Now here's a central banker

Discussion in 'Economics' started by plugger, Sep 15, 2007.

  1. plugger

    plugger

    Just read this off the Globe and Mail site. I think his frankness is what central bank heads should be doing. The number one priority of any central bank is to maintain its own credibility. Once that goes, your currency is done. Something that Paul Volcker understood very clearly.


    Dodge says he should have driven rates up 'harder'
    TAVIA GRANT

    Reuters, Globe and Mail Staff

    September 14, 2007 at 5:26 PM EDT

    Bank of Canada Governor David Dodge says he should have driven up interest rates “harder” before the current global credit squeeze to tighten borrowing conditions, according to an interview published in The Economist magazine.

    In a mea culpa to financial markets, he said the central bank may have played a role in fomenting excesses in credit markets prior to the disruption stemming from rising defaults on payments by U.S. subprime mortgage holders.

    “One can see in retrospect that we should have been driving those rates harder than we did, because in reality credit conditions were being eased by increased securitization and movement of stuff off balance [sheets],” he said in an interview published this week.

    Bank of Canada spokesman Jeremy Harrison confirmed the accuracy of the remarks. Mr. Dodge was in London Wednesday to give a speech.


    The Bank of Canada left its key overnight lending rate unchanged at 4.25 per cent for more than a year before raising it to 4.5 per cent in July.

    The bank signalled in July its intention to raise rates further to attack inflation but the global liquidity problems forced it to change its tune. On Sept. 5, the bank held rates steady, citing the credit problems.

    Canada's asset-backed commercial paper has been severely rattled by the subprime collapse. An Aug. 16 accord reached by players in the sector of that market that is not sponsored by banks allowed for a 60-day standstill period while they figure out how to restructure the paper into longer-term notes.
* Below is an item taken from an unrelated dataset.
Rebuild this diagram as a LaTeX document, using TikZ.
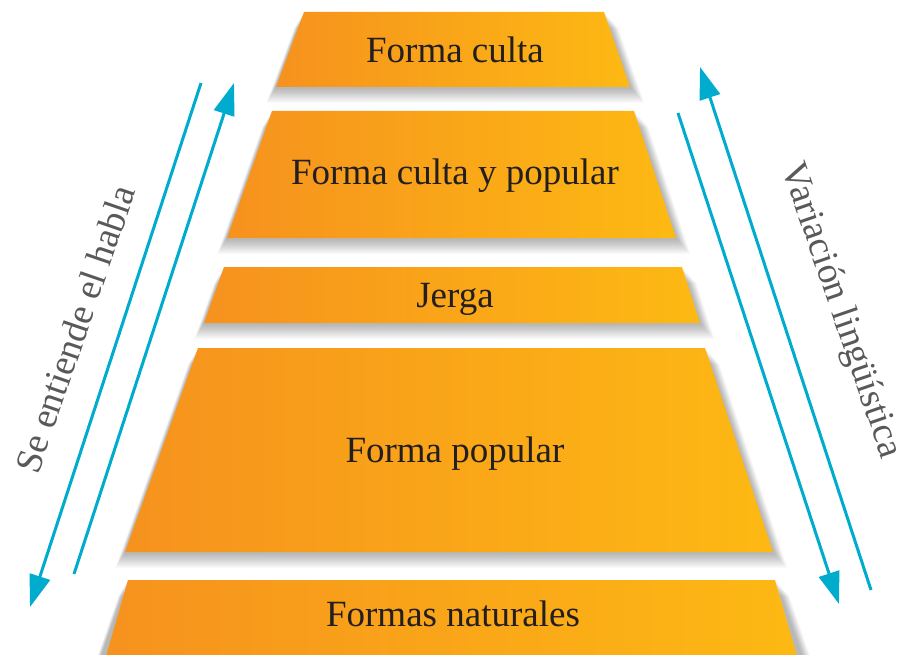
\documentclass[tikz,border=0pt]{standalone}
\usepackage{fontspec}
\setmainfont{Liberation Serif}
\usetikzlibrary{arrows.meta}
\definecolor{orangeL}{RGB}{246,146,30}
\definecolor{orangeR}{RGB}{253,185,19}
\definecolor{arrowc}{RGB}{0,172,205}
\definecolor{txt}{RGB}{35,31,32}
\definecolor{sidetxt}{RGB}{88,89,91}
\begin{document}
\begin{tikzpicture}[x=1pt,y=-1pt,
  layerbox/.style={left color=orangeL,right color=orangeR,draw=none},
  lbl/.style={font=\fontsize{37}{40}\selectfont, text=txt, anchor=base, inner sep=0pt},
  sidelbl/.style={font=\fontsize{37.5}{40}\selectfont, text=sidetxt, anchor=base, inner sep=0pt},
  arr/.style={draw=arrowc, line width=3pt, -{Triangle[length=32pt,width=21pt]}},
]
\useasboundingbox (0,0) rectangle (904,655);
\fill[white] (0,0) rectangle (904,655);
% shadows
\foreach \a/\b/\c/\d/\t/\u in {304/604/630/276/12/87, 272/634/676/227/111/238, 224/682/700/204/267/323, 198/705/773/125/348/552, 128/775/801/102/580/655}{
  \foreach \k in {2,...,16}{
    \fill[black,opacity=0.02] (\a-\k*0.6,\t+\k) -- (\b+\k*0.9,\t+\k) -- (\c+\k*0.9,\u+\k) -- (\d-\k*0.6,\u+\k) -- cycle;
  }
}
% layers
\foreach \a/\b/\c/\d/\t/\u in {304/604/630/276/12/87, 272/634/676/227/111/238, 224/682/700/204/267/323, 198/705/773/125/348/552, 128/775/801/102/580/670}{
  \path[layerbox] (\a,\t) -- (\b,\t) -- (\c,\u) -- (\d,\u) -- cycle;
}
% labels
\node[lbl] (l1) at (455,63) {Forma culta};
\node[lbl] (l2) at (455,185) {Forma culta y popular};
\node[lbl] (l3) at (455,307) {Jerga};
\node[lbl] (l4) at (455,462) {Forma popular};
\node[lbl] (l5) at (453,626) {Formas naturales};
% side labels
\node[sidelbl, rotate=71] (sl) at (87,333) {Se entiende el habla};
\node[sidelbl, rotate=-71] (sr) at (832,314) {Variación lingüística};
% arrows
\coordinate (la1) at (201,83);
\coordinate (la2) at (30,607);
\coordinate (lb1) at (74,574);
\coordinate (lb2) at (234,83);
\coordinate (ra1) at (871,590);
\coordinate (ra2) at (700,67);
\coordinate (rb1) at (678,113);
\coordinate (rb2) at (839,604);
\draw[arr] (la1) -- (la2);
\draw[arr] (lb1) -- (lb2);
\draw[arr] (ra1) -- (ra2);
\draw[arr] (rb1) -- (rb2);
\end{tikzpicture}
\end{document}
    Mr. Dodge said the process could take several months because of the complexity of the assets. “Every one of these conduits is different. Some are very engineered and highly leveraged,” he says. “In the end, the conduits will have to be taken apart.”

    Mr. Dodge also said this week he is skeptical that recent moves by the European Central Bank to calm money markets are doing any good.

    His comments come as the ECB is injecting billions of euros into three-month bills to try to stabilize lending in money markets.

    “I'm not sure, practically, whether it would do anything,” Mr. Dodge told the Financial Times in an interview in London Wednesday.

    “If I thought that somehow there was a magic wand and if we did that for three or four days, then all of a sudden the markets would clear and life would be beautiful ... There is no principle that says [this] is a bad thing to do, but I can't believe it will do the job.”

    That frankness comes ahead of an expected announcement on who will replace Mr. Dodge as Canada's top banker after his much-lauded seven-year tenure. Some speculate the decision may come as early as next week because that's when the central bank's board meets. Officially, an announcement is due this fall.

    Mr. Dodge also said it was not the duty of central bankers to “bail out people who have made losses.”

    Mr. Dodge isn't the only one saying central banks should limit their interference. Bank of England governor Mervyn King said this week that it's “certainly not our job to somehow bail out people who have made losses”, as that would eventually spark inflation.

    That said, on Friday the Bank of England bailed out Britain's biggest casualty so far in the global credit crunch. Problems at mortgage lender Northern Rock meant Britain's finance minister Alistair Darling authorized official help from the Bank of England – the first time the UK central bank has acted as lender of last resort since 1997.

    European central bankers are meeting today in Portugal to discuss how the market turmoil will affect economic growth.

    Mr. Dodge stressed that more transparency is needed in the market, and that things will take time to sort themselves out.

    “Going forward, nobody can issue the stuff right now because there are no buyers and so what will take a while is for people to put together considerably more transparent products and testing to see if there is a market for it,” he told the Times.

    Mr. Dodge stresses that while more transparency is needed, that's not a precursor for tighter regulations.

    “I'm not really sure, quite frankly, that there is much value added by governments or regulators coming in and telling people what to do,” he said.

    A new business model adopted by banks of arranging loans and then parcelling out the risk among investors was flawed because those selling loans did not have enough incentive to make sure borrowers paid them back, said Dodge.

    “You don't make the appropriate credit judgment if all you're doing is thinking, ‘Gee, there's this opaque market out there that appears to have a voracious demand for more stuff.”' Mr. Dodge also criticized credit rating agencies who gave triple -A credit ratings to highly structured products without explaining all the attendant risks.

    “I won't let the credit ratings agencies totally off the hook. They didn't work terribly hard to make sure people understood their ideas,” he said.